Hooniverse Asks: Should you modify your daily driver?
30 responses to “Hooniverse Asks: Should you modify your daily driver?”
-
I avoided any mods to my former BMW 135i and have done the same with my current Mk7 GTI. Why? Mostly because I don’t want any warranty issues. I realize there are laws to protect one from by rejected by the manufacturer for claims, but in reality I just don’t want to mess with them. Also, if we’re really honest, for daily use we really don’t need a barnstormer. My GTI can get me in trouble, as is, every day of the week.
-
Depends on the mods, and the warranty status of the car. Ultimately, though, do whatever makes it a better car for what it’s used for.
I do plan on, whenever it comes time to refresh my Prius’s suspension, to put stiffer shocks in, as it’s a bit underdamped. (Surprisingly, not bad, though.) Otherwise, I’m pretty happy with it the way it is.
My Golf TDI, I did quite a few engine mods, some of which actually made it worse for daily driving (the EGR delete made the slow warm up even worse), a clutch upgrade that only barely held the torque from the engine mods, added an amateur radio setup, upgraded from 15s to 16s, and went for Koni FSDs (not worth it, they felt barely better than the worn out stock shocks). Had I kept it, I’d have upgraded the shift linkage to the later stock setup (the Mk3 linkage that early Mk4s used was terrible), put in a head unit with Bluetooth, and maybe tried to figure out better suspension than the FSD setup. And, I’d have gone more mild on the engine tune, to be quite honest. -
I agree it depends on the mods. Generally speaking, make sure they’re easy to reverse so if you don’t like them, you’re not stuck with them.
On my wife’s DD (2011 Civic), I installed sound deadening to make it quieter, and better tires for safety in the rain. She also choose to tint the windows for privacy and comfort from the sun. No engine or suspension mods, but definitely made a stock car better for her personal use.

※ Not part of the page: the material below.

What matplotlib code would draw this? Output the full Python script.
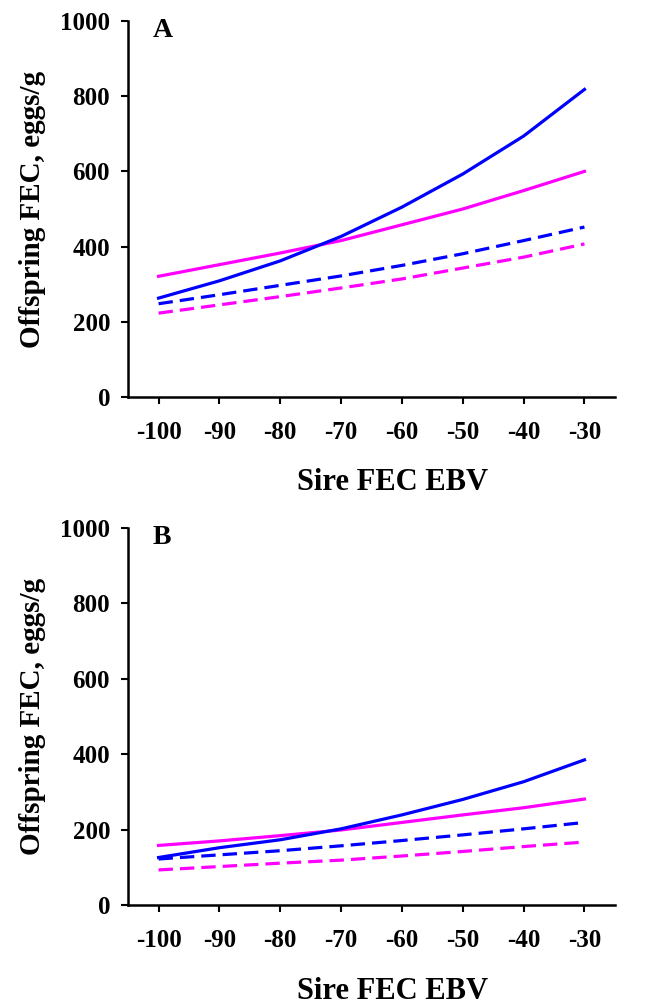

My DD is a different story – 2011 CR-Z 6MT. Jokes aside, with an upgraded intake, exhaust, and tires, it’s quite a fun little commuter. Also did the sound deadening so it’s whisper quiet. Now it’s almost at 100k, so I’m considering upgrading the suspension and the brakes to replace the older stock bits.-
What did you do for sound deadening? Our CR-Vs are not too bad, but I also can’t imagine completely ripping out the entire interior to Dynamat it. I don’t know know if I have the energy for that anymore. It took all of my patience to upgrade the audio in it early this year.
-
I used a ghetto version of dynamat that isolates vibration without the weight. You still have to pull apart your interior, but Honda makes that a very simple job. Did each of the cars as soon as I got them, while I was still really enthused.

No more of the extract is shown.